*** Recorded information ***

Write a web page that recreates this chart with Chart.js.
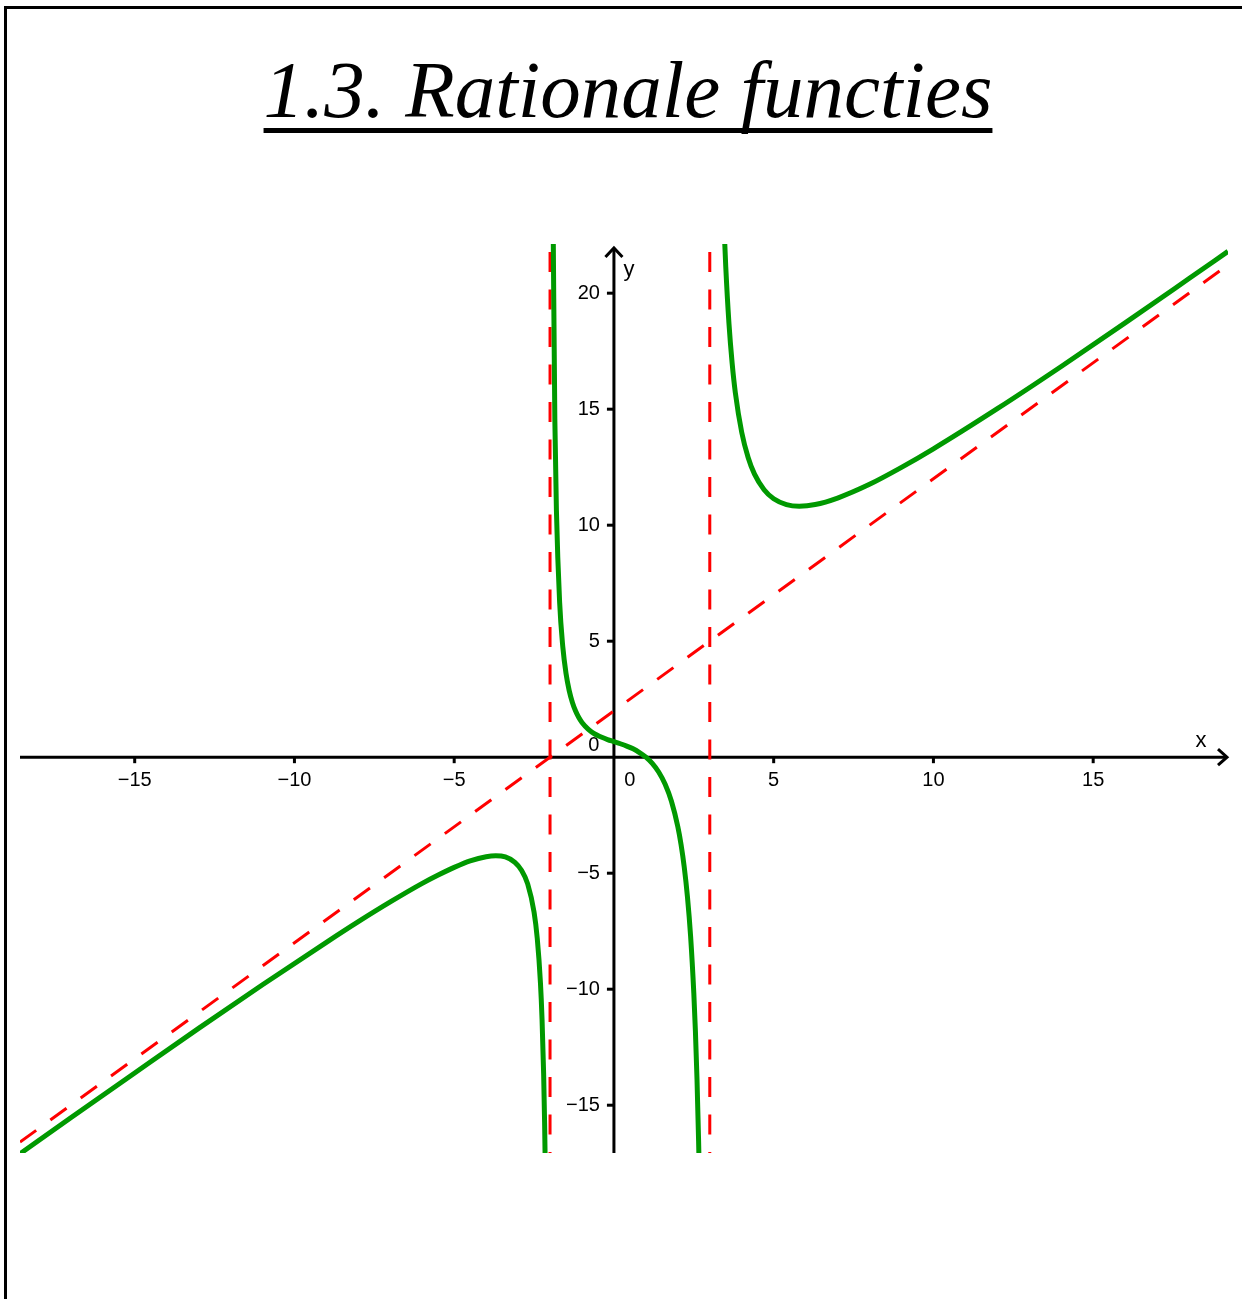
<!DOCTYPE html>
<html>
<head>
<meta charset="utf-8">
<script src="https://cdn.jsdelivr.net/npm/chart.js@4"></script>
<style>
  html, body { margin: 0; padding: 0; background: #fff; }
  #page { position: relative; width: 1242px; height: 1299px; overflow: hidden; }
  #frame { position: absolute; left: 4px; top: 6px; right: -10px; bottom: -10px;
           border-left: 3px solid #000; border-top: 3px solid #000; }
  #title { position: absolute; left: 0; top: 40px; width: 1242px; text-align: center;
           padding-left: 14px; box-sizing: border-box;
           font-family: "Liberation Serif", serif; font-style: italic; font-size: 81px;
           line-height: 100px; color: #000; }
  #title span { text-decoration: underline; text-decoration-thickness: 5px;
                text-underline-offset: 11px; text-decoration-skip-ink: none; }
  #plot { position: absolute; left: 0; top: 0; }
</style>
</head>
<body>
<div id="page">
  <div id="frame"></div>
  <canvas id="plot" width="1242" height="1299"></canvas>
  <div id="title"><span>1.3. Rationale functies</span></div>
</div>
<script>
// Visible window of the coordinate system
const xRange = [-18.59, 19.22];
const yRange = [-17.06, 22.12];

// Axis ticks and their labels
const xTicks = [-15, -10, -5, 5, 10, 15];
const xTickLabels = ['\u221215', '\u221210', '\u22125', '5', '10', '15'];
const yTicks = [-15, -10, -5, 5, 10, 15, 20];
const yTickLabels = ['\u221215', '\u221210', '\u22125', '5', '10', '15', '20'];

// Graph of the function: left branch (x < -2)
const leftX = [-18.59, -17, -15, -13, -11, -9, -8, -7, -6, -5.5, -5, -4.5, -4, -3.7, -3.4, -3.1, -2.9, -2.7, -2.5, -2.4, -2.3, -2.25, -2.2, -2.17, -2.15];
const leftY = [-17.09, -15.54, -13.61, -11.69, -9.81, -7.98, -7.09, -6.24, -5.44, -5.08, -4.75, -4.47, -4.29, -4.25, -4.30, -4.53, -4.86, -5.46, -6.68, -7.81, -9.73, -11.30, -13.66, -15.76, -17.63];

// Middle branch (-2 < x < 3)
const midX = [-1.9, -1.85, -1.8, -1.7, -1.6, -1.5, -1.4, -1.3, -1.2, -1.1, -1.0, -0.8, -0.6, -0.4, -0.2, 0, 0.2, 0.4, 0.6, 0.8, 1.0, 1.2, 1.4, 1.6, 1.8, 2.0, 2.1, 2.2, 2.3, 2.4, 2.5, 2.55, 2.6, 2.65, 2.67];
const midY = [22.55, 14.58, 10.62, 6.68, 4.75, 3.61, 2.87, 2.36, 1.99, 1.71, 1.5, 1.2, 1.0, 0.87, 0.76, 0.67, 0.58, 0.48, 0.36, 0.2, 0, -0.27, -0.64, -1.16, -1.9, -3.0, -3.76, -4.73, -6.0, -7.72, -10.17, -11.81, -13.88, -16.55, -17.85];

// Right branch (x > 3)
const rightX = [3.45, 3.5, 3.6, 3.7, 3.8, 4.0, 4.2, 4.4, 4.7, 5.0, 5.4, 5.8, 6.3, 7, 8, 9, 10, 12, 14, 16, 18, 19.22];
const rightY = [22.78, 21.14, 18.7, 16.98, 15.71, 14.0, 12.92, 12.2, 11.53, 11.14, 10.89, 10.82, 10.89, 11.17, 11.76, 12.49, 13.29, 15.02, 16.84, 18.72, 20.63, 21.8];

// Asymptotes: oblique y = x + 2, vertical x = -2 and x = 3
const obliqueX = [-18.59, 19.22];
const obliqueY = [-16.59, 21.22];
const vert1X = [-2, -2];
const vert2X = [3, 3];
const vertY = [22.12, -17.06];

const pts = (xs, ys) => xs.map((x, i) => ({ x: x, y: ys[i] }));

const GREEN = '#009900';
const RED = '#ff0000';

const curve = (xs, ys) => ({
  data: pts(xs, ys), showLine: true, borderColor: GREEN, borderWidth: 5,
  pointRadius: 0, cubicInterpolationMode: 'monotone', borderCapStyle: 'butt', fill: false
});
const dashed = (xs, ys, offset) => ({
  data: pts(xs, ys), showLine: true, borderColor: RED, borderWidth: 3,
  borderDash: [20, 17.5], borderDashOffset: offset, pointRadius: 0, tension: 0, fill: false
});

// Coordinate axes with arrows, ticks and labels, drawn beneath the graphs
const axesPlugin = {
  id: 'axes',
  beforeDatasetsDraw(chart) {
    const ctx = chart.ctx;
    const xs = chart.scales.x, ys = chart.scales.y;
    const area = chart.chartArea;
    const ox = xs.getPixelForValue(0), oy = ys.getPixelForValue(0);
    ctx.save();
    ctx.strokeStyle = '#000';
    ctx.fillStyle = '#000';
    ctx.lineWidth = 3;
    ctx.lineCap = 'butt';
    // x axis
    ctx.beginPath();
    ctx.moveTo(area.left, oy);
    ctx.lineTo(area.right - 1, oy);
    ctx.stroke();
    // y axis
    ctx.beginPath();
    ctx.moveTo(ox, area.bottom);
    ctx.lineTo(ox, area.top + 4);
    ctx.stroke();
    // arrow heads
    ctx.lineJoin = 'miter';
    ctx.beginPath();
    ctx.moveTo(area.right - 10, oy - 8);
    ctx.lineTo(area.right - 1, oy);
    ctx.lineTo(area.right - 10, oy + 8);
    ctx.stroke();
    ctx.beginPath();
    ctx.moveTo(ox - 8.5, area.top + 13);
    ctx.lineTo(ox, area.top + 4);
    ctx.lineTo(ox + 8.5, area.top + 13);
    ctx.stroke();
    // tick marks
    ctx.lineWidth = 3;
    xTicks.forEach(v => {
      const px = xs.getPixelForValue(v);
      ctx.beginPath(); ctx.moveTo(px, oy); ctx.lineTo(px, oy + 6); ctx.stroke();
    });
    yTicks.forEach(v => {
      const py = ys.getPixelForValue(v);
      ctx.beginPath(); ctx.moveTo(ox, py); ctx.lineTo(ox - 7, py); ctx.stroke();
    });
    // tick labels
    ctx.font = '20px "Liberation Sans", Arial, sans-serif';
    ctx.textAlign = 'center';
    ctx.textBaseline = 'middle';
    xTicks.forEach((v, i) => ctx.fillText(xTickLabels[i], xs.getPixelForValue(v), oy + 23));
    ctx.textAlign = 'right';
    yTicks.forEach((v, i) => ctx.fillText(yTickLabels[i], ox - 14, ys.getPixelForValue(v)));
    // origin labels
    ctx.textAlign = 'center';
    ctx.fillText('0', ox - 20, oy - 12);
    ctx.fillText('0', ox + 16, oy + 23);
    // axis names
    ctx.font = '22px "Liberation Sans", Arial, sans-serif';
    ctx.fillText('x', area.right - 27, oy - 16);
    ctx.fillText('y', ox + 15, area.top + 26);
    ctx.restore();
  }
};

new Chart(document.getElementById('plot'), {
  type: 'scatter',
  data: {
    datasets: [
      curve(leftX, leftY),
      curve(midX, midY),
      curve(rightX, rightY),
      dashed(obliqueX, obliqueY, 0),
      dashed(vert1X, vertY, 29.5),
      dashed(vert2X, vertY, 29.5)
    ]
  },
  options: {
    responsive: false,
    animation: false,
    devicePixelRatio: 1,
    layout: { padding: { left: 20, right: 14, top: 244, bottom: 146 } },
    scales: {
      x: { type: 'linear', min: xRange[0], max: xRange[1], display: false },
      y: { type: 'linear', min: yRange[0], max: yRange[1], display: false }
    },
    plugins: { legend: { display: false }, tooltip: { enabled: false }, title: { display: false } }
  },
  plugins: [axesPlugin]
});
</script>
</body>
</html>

***

To be done. Make an exact copy of the data above, pictures excluded.

Correct result.
Write a web page that recreates this chart with Chart.js.
<!DOCTYPE html>
<html>
<head>
<meta charset="utf-8">
<script src="https://cdn.jsdelivr.net/npm/chart.js@4"></script>
<style>
  html, body { margin: 0; padding: 0; background: #fff; }
  #page { position: relative; width: 1242px; height: 1299px; overflow: hidden; }
  #frame { position: absolute; left: 4px; top: 6px; right: -10px; bottom: -10px;
           border-left: 3px solid #000; border-top: 3px solid #000; }
  #title { position: absolute; left: 0; top: 40px; width: 1242px; text-align: center;
           padding-left: 14px; box-sizing: border-box;
           font-family: "Liberation Serif", serif; font-style: italic; font-size: 81px;
           line-height: 100px; color: #000; }
  #title span { text-decoration: underline; text-decoration-thickness: 5px;
                text-underline-offset: 11px; text-decoration-skip-ink: none; }
  #plot { position: absolute; left: 0; top: 0; }
</style>
</head>
<body>
<div id="page">
  <div id="frame"></div>
  <canvas id="plot" width="1242" height="1299"></canvas>
  <div id="title"><span>1.3. Rationale functies</span></div>
</div>
<script>
// Visible window of the coordinate system
const xRange = [-18.59, 19.22];
const yRange = [-17.06, 22.12];

// Axis ticks and their labels
const xTicks = [-15, -10, -5, 5, 10, 15];
const xTickLabels = ['\u221215', '\u221210', '\u22125', '5', '10', '15'];
const yTicks = [-15, -10, -5, 5, 10, 15, 20];
const yTickLabels = ['\u221215', '\u221210', '\u22125', '5', '10', '15', '20'];

// Graph of the function: left branch (x < -2)
const leftX = [-18.59, -17, -15, -13, -11, -9, -8, -7, -6, -5.5, -5, -4.5, -4, -3.7, -3.4, -3.1, -2.9, -2.7, -2.5, -2.4, -2.3, -2.25, -2.2, -2.17, -2.15];
const leftY = [-17.09, -15.54, -13.61, -11.69, -9.81, -7.98, -7.09, -6.24, -5.44, -5.08, -4.75, -4.47, -4.29, -4.25, -4.30, -4.53, -4.86, -5.46, -6.68, -7.81, -9.73, -11.30, -13.66, -15.76, -17.63];

// Middle branch (-2 < x < 3)
const midX = [-1.9, -1.85, -1.8, -1.7, -1.6, -1.5, -1.4, -1.3, -1.2, -1.1, -1.0, -0.8, -0.6, -0.4, -0.2, 0, 0.2, 0.4, 0.6, 0.8, 1.0, 1.2, 1.4, 1.6, 1.8, 2.0, 2.1, 2.2, 2.3, 2.4, 2.5, 2.55, 2.6, 2.65, 2.67];
const midY = [22.55, 14.58, 10.62, 6.68, 4.75, 3.61, 2.87, 2.36, 1.99, 1.71, 1.5, 1.2, 1.0, 0.87, 0.76, 0.67, 0.58, 0.48, 0.36, 0.2, 0, -0.27, -0.64, -1.16, -1.9, -3.0, -3.76, -4.73, -6.0, -7.72, -10.17, -11.81, -13.88, -16.55, -17.85];

// Right branch (x > 3)
const rightX = [3.45, 3.5, 3.6, 3.7, 3.8, 4.0, 4.2, 4.4, 4.7, 5.0, 5.4, 5.8, 6.3, 7, 8, 9, 10, 12, 14, 16, 18, 19.22];
const rightY = [22.78, 21.14, 18.7, 16.98, 15.71, 14.0, 12.92, 12.2, 11.53, 11.14, 10.89, 10.82, 10.89, 11.17, 11.76, 12.49, 13.29, 15.02, 16.84, 18.72, 20.63, 21.8];

// Asymptotes: oblique y = x + 2, vertical x = -2 and x = 3
const obliqueX = [-18.59, 19.22];
const obliqueY = [-16.59, 21.22];
const vert1X = [-2, -2];
const vert2X = [3, 3];
const vertY = [22.12, -17.06];

const pts = (xs, ys) => xs.map((x, i) => ({ x: x, y: ys[i] }));

const GREEN = '#009900';
const RED = '#ff0000';

const curve = (xs, ys) => ({
  data: pts(xs, ys), showLine: true, borderColor: GREEN, borderWidth: 5,
  pointRadius: 0, cubicInterpolationMode: 'monotone', borderCapStyle: 'butt', fill: false
});
const dashed = (xs, ys, offset) => ({
  data: pts(xs, ys), showLine: true, borderColor: RED, borderWidth: 3,
  borderDash: [20, 17.5], borderDashOffset: offset, pointRadius: 0, tension: 0, fill: false
});

// Coordinate axes with arrows, ticks and labels, drawn beneath the graphs
const axesPlugin = {
  id: 'axes',
  beforeDatasetsDraw(chart) {
    const ctx = chart.ctx;
    const xs = chart.scales.x, ys = chart.scales.y;
    const area = chart.chartArea;
    const ox = xs.getPixelForValue(0), oy = ys.getPixelForValue(0);
    ctx.save();
    ctx.strokeStyle = '#000';
    ctx.fillStyle = '#000';
    ctx.lineWidth = 3;
    ctx.lineCap = 'butt';
    // x axis
    ctx.beginPath();
    ctx.moveTo(area.left, oy);
    ctx.lineTo(area.right - 1, oy);
    ctx.stroke();
    // y axis
    ctx.beginPath();
    ctx.moveTo(ox, area.bottom);
    ctx.lineTo(ox, area.top + 4);
    ctx.stroke();
    // arrow heads
    ctx.lineJoin = 'miter';
    ctx.beginPath();
    ctx.moveTo(area.right - 10, oy - 8);
    ctx.lineTo(area.right - 1, oy);
    ctx.lineTo(area.right - 10, oy + 8);
    ctx.stroke();
    ctx.beginPath();
    ctx.moveTo(ox - 8.5, area.top + 13);
    ctx.lineTo(ox, area.top + 4);
    ctx.lineTo(ox + 8.5, area.top + 13);
    ctx.stroke();
    // tick marks
    ctx.lineWidth = 3;
    xTicks.forEach(v => {
      const px = xs.getPixelForValue(v);
      ctx.beginPath(); ctx.moveTo(px, oy); ctx.lineTo(px, oy + 6); ctx.stroke();
    });
    yTicks.forEach(v => {
      const py = ys.getPixelForValue(v);
      ctx.beginPath(); ctx.moveTo(ox, py); ctx.lineTo(ox - 7, py); ctx.stroke();
    });
    // tick labels
    ctx.font = '20px "Liberation Sans", Arial, sans-serif';
    ctx.textAlign = 'center';
    ctx.textBaseline = 'middle';
    xTicks.forEach((v, i) => ctx.fillText(xTickLabels[i], xs.getPixelForValue(v), oy + 23));
    ctx.textAlign = 'right';
    yTicks.forEach((v, i) => ctx.fillText(yTickLabels[i], ox - 14, ys.getPixelForValue(v)));
    // origin labels
    ctx.textAlign = 'center';
    ctx.fillText('0', ox - 20, oy - 12);
    ctx.fillText('0', ox + 16, oy + 23);
    // axis names
    ctx.font = '22px "Liberation Sans", Arial, sans-serif';
    ctx.fillText('x', area.right - 27, oy - 16);
    ctx.fillText('y', ox + 15, area.top + 26);
    ctx.restore();
  }
};

new Chart(document.getElementById('plot'), {
  type: 'scatter',
  data: {
    datasets: [
      curve(leftX, leftY),
      curve(midX, midY),
      curve(rightX, rightY),
      dashed(obliqueX, obliqueY, 0),
      dashed(vert1X, vertY, 29.5),
      dashed(vert2X, vertY, 29.5)
    ]
  },
  options: {
    responsive: false,
    animation: false,
    devicePixelRatio: 1,
    layout: { padding: { left: 20, right: 14, top: 244, bottom: 146 } },
    scales: {
      x: { type: 'linear', min: xRange[0], max: xRange[1], display: false },
      y: { type: 'linear', min: yRange[0], max: yRange[1], display: false }
    },
    plugins: { legend: { display: false }, tooltip: { enabled: false }, title: { display: false } }
  },
  plugins: [axesPlugin]
});
</script>
</body>
</html>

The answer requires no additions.